Objective:
Transcribe the material word for word, but without the images.

----- Material -----

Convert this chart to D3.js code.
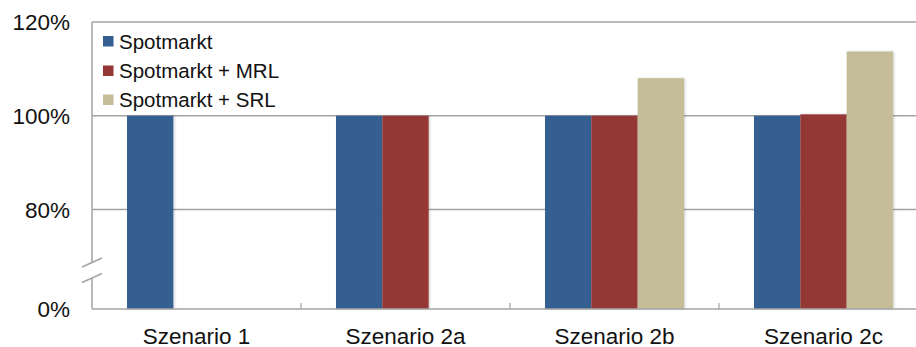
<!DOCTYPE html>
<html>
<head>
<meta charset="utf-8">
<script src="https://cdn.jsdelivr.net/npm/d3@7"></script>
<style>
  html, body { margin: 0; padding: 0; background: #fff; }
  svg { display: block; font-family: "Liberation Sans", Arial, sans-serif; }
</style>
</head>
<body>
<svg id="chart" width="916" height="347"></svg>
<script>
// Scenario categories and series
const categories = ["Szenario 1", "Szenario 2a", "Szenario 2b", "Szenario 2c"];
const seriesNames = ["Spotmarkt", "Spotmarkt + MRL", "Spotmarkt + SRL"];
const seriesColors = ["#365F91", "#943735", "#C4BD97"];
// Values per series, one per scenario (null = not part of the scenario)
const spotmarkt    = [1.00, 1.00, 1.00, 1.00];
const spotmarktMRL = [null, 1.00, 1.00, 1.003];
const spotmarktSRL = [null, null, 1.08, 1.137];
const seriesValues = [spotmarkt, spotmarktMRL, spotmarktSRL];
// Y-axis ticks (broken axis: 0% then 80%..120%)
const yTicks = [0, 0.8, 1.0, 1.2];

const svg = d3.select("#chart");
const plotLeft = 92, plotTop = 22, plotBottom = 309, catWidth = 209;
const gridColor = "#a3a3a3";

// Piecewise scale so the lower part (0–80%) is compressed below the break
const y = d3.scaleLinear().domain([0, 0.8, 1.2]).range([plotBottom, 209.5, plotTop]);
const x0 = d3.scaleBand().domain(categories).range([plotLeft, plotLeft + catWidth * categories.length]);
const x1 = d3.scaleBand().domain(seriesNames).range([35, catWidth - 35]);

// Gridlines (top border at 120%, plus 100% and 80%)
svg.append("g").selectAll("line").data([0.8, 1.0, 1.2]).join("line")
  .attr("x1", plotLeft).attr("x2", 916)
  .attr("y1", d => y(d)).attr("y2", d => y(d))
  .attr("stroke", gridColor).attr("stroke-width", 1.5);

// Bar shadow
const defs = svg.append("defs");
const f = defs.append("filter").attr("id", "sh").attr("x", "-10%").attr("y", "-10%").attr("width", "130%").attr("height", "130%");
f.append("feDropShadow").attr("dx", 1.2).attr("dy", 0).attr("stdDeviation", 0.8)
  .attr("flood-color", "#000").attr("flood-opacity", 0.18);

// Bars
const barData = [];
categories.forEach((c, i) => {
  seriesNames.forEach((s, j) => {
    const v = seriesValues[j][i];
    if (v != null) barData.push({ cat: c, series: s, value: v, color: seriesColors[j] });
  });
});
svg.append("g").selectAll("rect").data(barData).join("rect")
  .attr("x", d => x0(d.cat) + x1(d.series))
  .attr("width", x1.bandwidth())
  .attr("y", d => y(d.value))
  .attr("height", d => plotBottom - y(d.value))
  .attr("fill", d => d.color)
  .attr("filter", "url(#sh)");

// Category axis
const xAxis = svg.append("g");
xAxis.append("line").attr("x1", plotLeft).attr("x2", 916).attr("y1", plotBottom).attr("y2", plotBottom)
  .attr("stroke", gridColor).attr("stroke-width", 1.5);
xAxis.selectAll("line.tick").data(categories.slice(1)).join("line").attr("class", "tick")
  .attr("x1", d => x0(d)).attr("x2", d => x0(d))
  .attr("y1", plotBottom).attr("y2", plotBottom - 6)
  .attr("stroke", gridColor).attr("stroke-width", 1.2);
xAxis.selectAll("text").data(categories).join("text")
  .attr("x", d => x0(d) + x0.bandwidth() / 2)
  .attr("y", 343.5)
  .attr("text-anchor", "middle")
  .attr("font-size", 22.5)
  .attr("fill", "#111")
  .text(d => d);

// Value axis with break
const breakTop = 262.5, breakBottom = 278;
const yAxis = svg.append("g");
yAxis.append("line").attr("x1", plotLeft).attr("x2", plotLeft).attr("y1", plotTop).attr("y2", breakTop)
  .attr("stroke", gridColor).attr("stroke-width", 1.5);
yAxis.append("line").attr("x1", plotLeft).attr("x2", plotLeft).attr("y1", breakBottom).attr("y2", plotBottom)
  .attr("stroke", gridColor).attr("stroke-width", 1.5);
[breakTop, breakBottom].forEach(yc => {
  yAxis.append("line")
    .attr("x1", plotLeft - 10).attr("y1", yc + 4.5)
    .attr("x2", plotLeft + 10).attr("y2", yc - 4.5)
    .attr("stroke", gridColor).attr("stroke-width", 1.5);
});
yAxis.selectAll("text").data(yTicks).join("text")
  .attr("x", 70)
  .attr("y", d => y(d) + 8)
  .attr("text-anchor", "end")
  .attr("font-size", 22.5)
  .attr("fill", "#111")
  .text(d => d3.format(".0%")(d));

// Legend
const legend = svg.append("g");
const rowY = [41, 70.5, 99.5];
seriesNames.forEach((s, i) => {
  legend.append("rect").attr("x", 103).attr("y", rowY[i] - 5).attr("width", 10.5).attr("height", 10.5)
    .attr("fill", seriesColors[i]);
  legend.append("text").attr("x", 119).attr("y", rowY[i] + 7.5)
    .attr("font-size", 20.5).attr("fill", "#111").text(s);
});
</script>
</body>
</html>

-----

Finished exercise:
Convert this chart to D3.js code.
<!DOCTYPE html>
<html>
<head>
<meta charset="utf-8">
<script src="https://cdn.jsdelivr.net/npm/d3@7"></script>
<style>
  html, body { margin: 0; padding: 0; background: #fff; }
  svg { display: block; font-family: "Liberation Sans", Arial, sans-serif; }
</style>
</head>
<body>
<svg id="chart" width="916" height="347"></svg>
<script>
// Scenario categories and series
const categories = ["Szenario 1", "Szenario 2a", "Szenario 2b", "Szenario 2c"];
const seriesNames = ["Spotmarkt", "Spotmarkt + MRL", "Spotmarkt + SRL"];
const seriesColors = ["#365F91", "#943735", "#C4BD97"];
// Values per series, one per scenario (null = not part of the scenario)
const spotmarkt    = [1.00, 1.00, 1.00, 1.00];
const spotmarktMRL = [null, 1.00, 1.00, 1.003];
const spotmarktSRL = [null, null, 1.08, 1.137];
const seriesValues = [spotmarkt, spotmarktMRL, spotmarktSRL];
// Y-axis ticks (broken axis: 0% then 80%..120%)
const yTicks = [0, 0.8, 1.0, 1.2];

const svg = d3.select("#chart");
const plotLeft = 92, plotTop = 22, plotBottom = 309, catWidth = 209;
const gridColor = "#a3a3a3";

// Piecewise scale so the lower part (0–80%) is compressed below the break
const y = d3.scaleLinear().domain([0, 0.8, 1.2]).range([plotBottom, 209.5, plotTop]);
const x0 = d3.scaleBand().domain(categories).range([plotLeft, plotLeft + catWidth * categories.length]);
const x1 = d3.scaleBand().domain(seriesNames).range([35, catWidth - 35]);

// Gridlines (top border at 120%, plus 100% and 80%)
svg.append("g").selectAll("line").data([0.8, 1.0, 1.2]).join("line")
  .attr("x1", plotLeft).attr("x2", 916)
  .attr("y1", d => y(d)).attr("y2", d => y(d))
  .attr("stroke", gridColor).attr("stroke-width", 1.5);

// Bar shadow
const defs = svg.append("defs");
const f = defs.append("filter").attr("id", "sh").attr("x", "-10%").attr("y", "-10%").attr("width", "130%").attr("height", "130%");
f.append("feDropShadow").attr("dx", 1.2).attr("dy", 0).attr("stdDeviation", 0.8)
  .attr("flood-color", "#000").attr("flood-opacity", 0.18);

// Bars
const barData = [];
categories.forEach((c, i) => {
  seriesNames.forEach((s, j) => {
    const v = seriesValues[j][i];
    if (v != null) barData.push({ cat: c, series: s, value: v, color: seriesColors[j] });
  });
});
svg.append("g").selectAll("rect").data(barData).join("rect")
  .attr("x", d => x0(d.cat) + x1(d.series))
  .attr("width", x1.bandwidth())
  .attr("y", d => y(d.value))
  .attr("height", d => plotBottom - y(d.value))
  .attr("fill", d => d.color)
  .attr("filter", "url(#sh)");

// Category axis
const xAxis = svg.append("g");
xAxis.append("line").attr("x1", plotLeft).attr("x2", 916).attr("y1", plotBottom).attr("y2", plotBottom)
  .attr("stroke", gridColor).attr("stroke-width", 1.5);
xAxis.selectAll("line.tick").data(categories.slice(1)).join("line").attr("class", "tick")
  .attr("x1", d => x0(d)).attr("x2", d => x0(d))
  .attr("y1", plotBottom).attr("y2", plotBottom - 6)
  .attr("stroke", gridColor).attr("stroke-width", 1.2);
xAxis.selectAll("text").data(categories).join("text")
  .attr("x", d => x0(d) + x0.bandwidth() / 2)
  .attr("y", 343.5)
  .attr("text-anchor", "middle")
  .attr("font-size", 22.5)
  .attr("fill", "#111")
  .text(d => d);

// Value axis with break
const breakTop = 262.5, breakBottom = 278;
const yAxis = svg.append("g");
yAxis.append("line").attr("x1", plotLeft).attr("x2", plotLeft).attr("y1", plotTop).attr("y2", breakTop)
  .attr("stroke", gridColor).attr("stroke-width", 1.5);
yAxis.append("line").attr("x1", plotLeft).attr("x2", plotLeft).attr("y1", breakBottom).attr("y2", plotBottom)
  .attr("stroke", gridColor).attr("stroke-width", 1.5);
[breakTop, breakBottom].forEach(yc => {
  yAxis.append("line")
    .attr("x1", plotLeft - 10).attr("y1", yc + 4.5)
    .attr("x2", plotLeft + 10).attr("y2", yc - 4.5)
    .attr("stroke", gridColor).attr("stroke-width", 1.5);
});
yAxis.selectAll("text").data(yTicks).join("text")
  .attr("x", 70)
  .attr("y", d => y(d) + 8)
  .attr("text-anchor", "end")
  .attr("font-size", 22.5)
  .attr("fill", "#111")
  .text(d => d3.format(".0%")(d));

// Legend
const legend = svg.append("g");
const rowY = [41, 70.5, 99.5];
seriesNames.forEach((s, i) => {
  legend.append("rect").attr("x", 103).attr("y", rowY[i] - 5).attr("width", 10.5).attr("height", 10.5)
    .attr("fill", seriesColors[i]);
  legend.append("text").attr("x", 119).attr("y", rowY[i] + 7.5)
    .attr("font-size", 20.5).attr("fill", "#111").text(s);
});
</script>
</body>
</html>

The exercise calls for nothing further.